PART 2: Partial Optimization of the SOWH
Test
The only real difference between the
full optimization and the partial optimization is that you will
not be estimating the free parameters while you are searching
for the best tree. Instead, you will be using the free parameters
estimated from the null topology when searching for the best topology.
If you run this partial optimization program and you do not reject the
null topology then you would have gotten the same result using
the full optimization version. But if do reject the null
topology then it is uncertain if you would have rejected it using
the full optimization version.
This partial optimization method is
further discussed as the second of two partial optimization "posPpud";
tests in Goldman et al. (2000).
In this partial optimization method, all of the parameters
of the substitution model are fixed at their values under T1 and
are not re-optimised as in the full optimization SOWH method.
The maximum likelihood topology is determined using these fixed
rates and the branch lengths of the ML topology are optimised.

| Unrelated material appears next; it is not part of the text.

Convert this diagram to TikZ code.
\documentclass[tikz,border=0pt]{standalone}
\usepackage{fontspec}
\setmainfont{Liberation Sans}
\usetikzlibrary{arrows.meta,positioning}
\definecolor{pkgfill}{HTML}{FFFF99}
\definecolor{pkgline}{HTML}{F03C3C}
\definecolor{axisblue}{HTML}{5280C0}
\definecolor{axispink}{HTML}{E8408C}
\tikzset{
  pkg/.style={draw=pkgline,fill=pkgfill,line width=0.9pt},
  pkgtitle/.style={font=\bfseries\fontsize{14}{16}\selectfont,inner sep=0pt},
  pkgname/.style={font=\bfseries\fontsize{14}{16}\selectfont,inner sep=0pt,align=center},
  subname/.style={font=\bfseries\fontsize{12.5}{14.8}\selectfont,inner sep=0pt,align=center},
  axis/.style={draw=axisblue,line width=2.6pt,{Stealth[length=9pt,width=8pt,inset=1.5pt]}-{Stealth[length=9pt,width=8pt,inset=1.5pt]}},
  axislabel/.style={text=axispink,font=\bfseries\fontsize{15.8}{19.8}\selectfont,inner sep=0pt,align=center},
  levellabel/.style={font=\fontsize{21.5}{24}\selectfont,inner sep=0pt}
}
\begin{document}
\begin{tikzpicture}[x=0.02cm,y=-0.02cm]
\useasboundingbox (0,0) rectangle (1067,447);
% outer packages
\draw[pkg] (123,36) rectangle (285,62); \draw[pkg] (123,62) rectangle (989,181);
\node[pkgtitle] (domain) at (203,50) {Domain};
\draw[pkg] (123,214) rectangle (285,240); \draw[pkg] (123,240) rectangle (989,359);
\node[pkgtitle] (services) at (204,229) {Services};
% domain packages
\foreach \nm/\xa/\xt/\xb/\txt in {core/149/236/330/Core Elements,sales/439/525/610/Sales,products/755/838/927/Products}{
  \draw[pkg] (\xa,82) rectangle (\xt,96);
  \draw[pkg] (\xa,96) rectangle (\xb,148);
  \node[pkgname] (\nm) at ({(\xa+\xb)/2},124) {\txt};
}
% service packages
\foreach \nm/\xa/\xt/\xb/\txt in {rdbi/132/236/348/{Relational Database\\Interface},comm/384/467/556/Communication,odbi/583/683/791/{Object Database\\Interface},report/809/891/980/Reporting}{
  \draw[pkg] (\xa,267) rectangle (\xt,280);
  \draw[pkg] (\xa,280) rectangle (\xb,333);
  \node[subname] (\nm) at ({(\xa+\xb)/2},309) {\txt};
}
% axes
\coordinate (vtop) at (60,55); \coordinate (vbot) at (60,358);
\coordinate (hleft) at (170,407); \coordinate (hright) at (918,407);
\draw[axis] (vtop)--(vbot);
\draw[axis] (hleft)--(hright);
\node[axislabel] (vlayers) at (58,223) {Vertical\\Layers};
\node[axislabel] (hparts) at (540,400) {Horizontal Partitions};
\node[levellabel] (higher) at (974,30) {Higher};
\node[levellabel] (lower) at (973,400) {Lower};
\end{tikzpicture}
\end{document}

Thus, much computer time is saved by not simultaneously searching
for the ML topology and estimating the free parameters.
1) To run the partial optimization version, you will just need to replace the partial paup Block in Step 3 number 2 with the partial block below:
;
end;
begin paup;
[! Calculating Likelihood Scores
]
set criterion = likelihood;
Lset
NST = 6 RMatrix = estimate
Rates
= gamma shape = estimate;
gettrees file=T1;
Lscore / scorefile = T1_Score append = yes;
set criterion = likelihood;
Lset
NST = 6 RMatrix = previous
Rates
= gamma shape = previous;
HSearch start = stepwise nbest = 1 status = no;
savetrees file = TML append = yes format = phylip;
Lscore / scorefile = TML_Score append = yes;
Begin data;
Dimensions
ntax=6 nchar=50;
Format
datatype=nucleotide gap=- missing=? matchchar=.;
Matrix
REFERENCES.
Rambaut, A. and N. C. Grassly (1997). "Seq-Gen: an application for the Monte Carlo simulation of DNA sequence evolution along phylogenetic trees." Comput. Appl. Biosci. 13(3): 235-238.
Swofford, D. L. (1999). PAUP 4.0: Phylogenetic Analysis Using Parsimony (And Other Methods). Sunderland, MA, Sinauer Associates, Inc.
Yang, Z. (1997). "PAML: a program package for phylogenetic analysis by maximum likelihood." CABIOS 13: 555-556.